Which is how a story as unusual as royalty marrying a biracial foreign commoner winds up feeling awfully dull. In an effort to juice things up a bit, Lifetime found its Prince Harry angrily defending his girlfriend’s now-shuttered blog. “It’s a community of inspiration!” he shouts.

The grandest gesture of chivalry and virtue is a harshly worded memo released by Kensington Palace in 2016 decrying “the wave of abuse and harassment” in the media and the internet at large that descended upon Markle. Yes, calling out racism and sexism is a major break in protocol, but dutiful fawning over a memo is not compelling television. Professional royal experts drawing comparisons between the constant coverage of Markle to the paparazzi hoards that surrounded Diana, Princess of Wales, come across as disquieting and a bit disingenuous — not because Markle hasn’t been hounded beyond all decency but because these shows themselves are part of the hounding. The frenzy is coming from inside the special!

This lack of self-awareness would be less galling if anything meaningful was being communicated, which it is not. “If the people do not feel that the monarchy is relevant, we will no longer have a monarchy,” according to “A Very Modern Romance.” (If only we’d known; colonialism could have been so different.) Diana’s death was, maybe, especially hard on Harry because he was going through “all kinds of hormonal changes,” according to “Four Royal Weddings.” A viscountess on “An American Princess” informs us that Markle may be unfamiliar with the ultra-fancy place settings at her wedding because “in America, we use one fork, and occasionally we use a knife, you know, when we gotta cut through a piece of meat.” This is true. Here in America we put butter on bread one stick at a time, and we cut our cakes with guns.

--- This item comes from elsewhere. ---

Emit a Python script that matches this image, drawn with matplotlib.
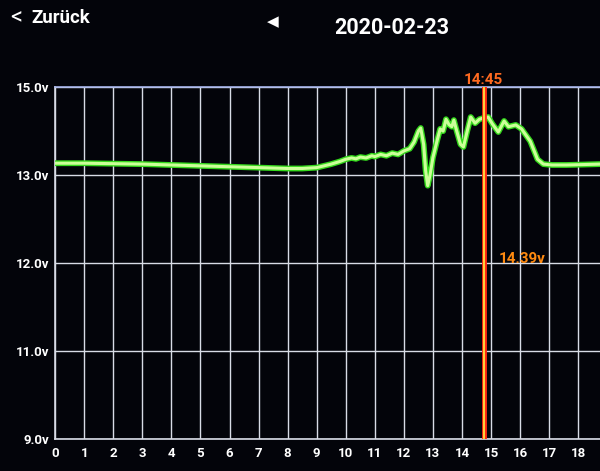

I cannot recommend any of these shows. I do, however, recommend the BBC interview that Harry and Markle actually sat for in November and, if that does not prove to be enough, the remarks from the Duke of Cambridge, Prince William, and the interview with him, the Duchess of Cambridge, Catherine, and Harry and Markle at the Royal Foundation reception in February. (Both are available on YouTube.)

These interviews are rather staid, but that’s the point: All this is rather staid, and the attempts to make it somehow livelier by having Gayle King sagely mention (in “Meghan Markle: American Princess”) that Shakespeare’s plays were performed a mere 22 miles from where Harry and Meghan will exchange their vows feel hopelessly irrelevant.

Royalty is built on the ability to perpetuate one’s own ongoing story. In matters like this, of so little consequence, let them have it.